LoJax: First-ever UEFI rootkit detected in a cyberattack

ESET researchers have discovered a cyberattack that used a UEFI rootkit to establish a presence on the victims’ computers. Dubbed LoJax, this rootkit was part of a campaign run by the infamous Sednit group against several high-profile targets in Central and Eastern Europe and is the first-ever publicly known attack of this kind.

UEFI rootkit

Boot process of a system infected by the UEFI rootkit

“Although, in theory we were aware that UEFI rootkits existed, our discovery confirms they are used by an active APT group. So they are no longer just an attractive topic at conferences, but a real threat,” comments Jean-Ian Boutin, ESET senior security researcher who led the research into LoJax and Sednit’s campaign.

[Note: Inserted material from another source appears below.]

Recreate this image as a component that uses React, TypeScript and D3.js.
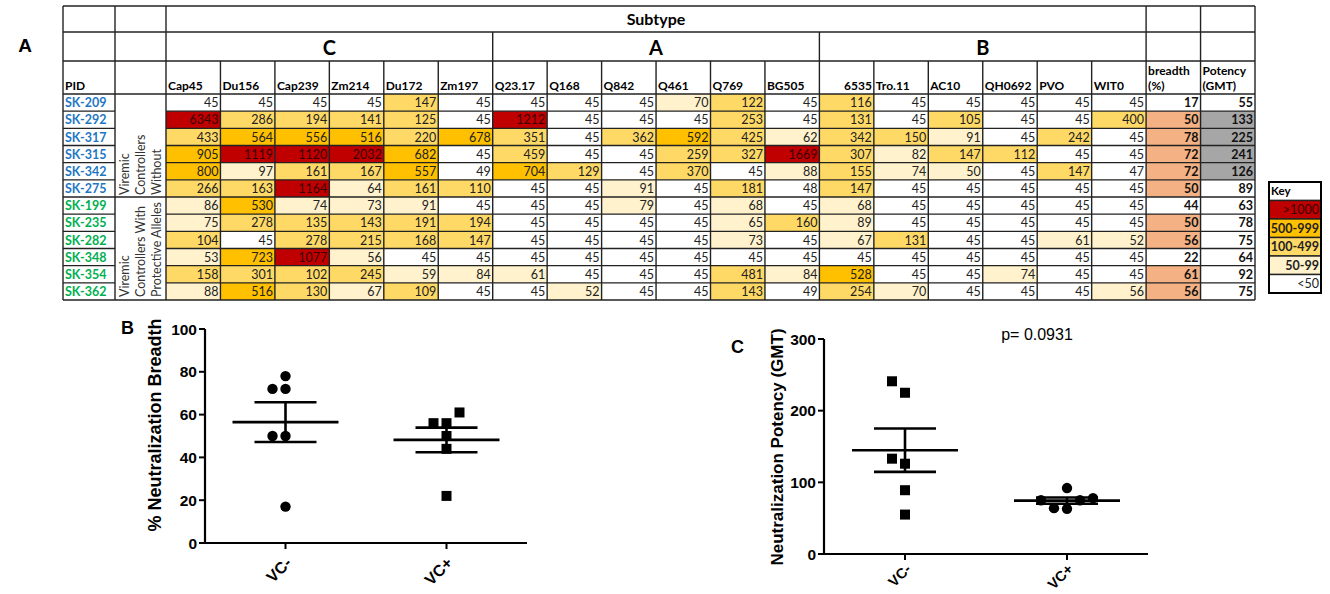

UEFI rootkits are extremely dangerous formidable tools for the launch of cyberattacks. They serve as a key to the whole computer, are hard to detect and able to survive cybersecurity measures such as reinstallation of the operating system or even a hard disk replacement. Moreover, even cleaning a system that was infected with a UEFI rootkit requires knowledge well beyond the reach of a typical user, such as flashing the firmware.

Sednit, also known as APT28, STRONTIUM, Sofacy or Fancy Bear, is one of the most active APT groups and has been operating since at least 2004. Allegedly, the Democratic National Committee hack that affected the 2016 US elections, the hacking of global television network TV5Monde, the World Anti-Doping Agency email leak, and many others are believed to be the work of Sednit.

The discovery of the first-ever in-the-wild UEFI rootkit serves as a wake-up call for users and their organizations who often ignore the risks connected with firmware modifications.

“Now there is no excuse for excluding firmware from regular scanning. Yes, UEFI-facilitated attacks are extremely rare, and up to now, they were mostly limited to physical tampering with the target computer. However, such an attack, should it succeed, would lead to the full control of a computer, with nearly total persistence,” comments Jean-Ian Boutin.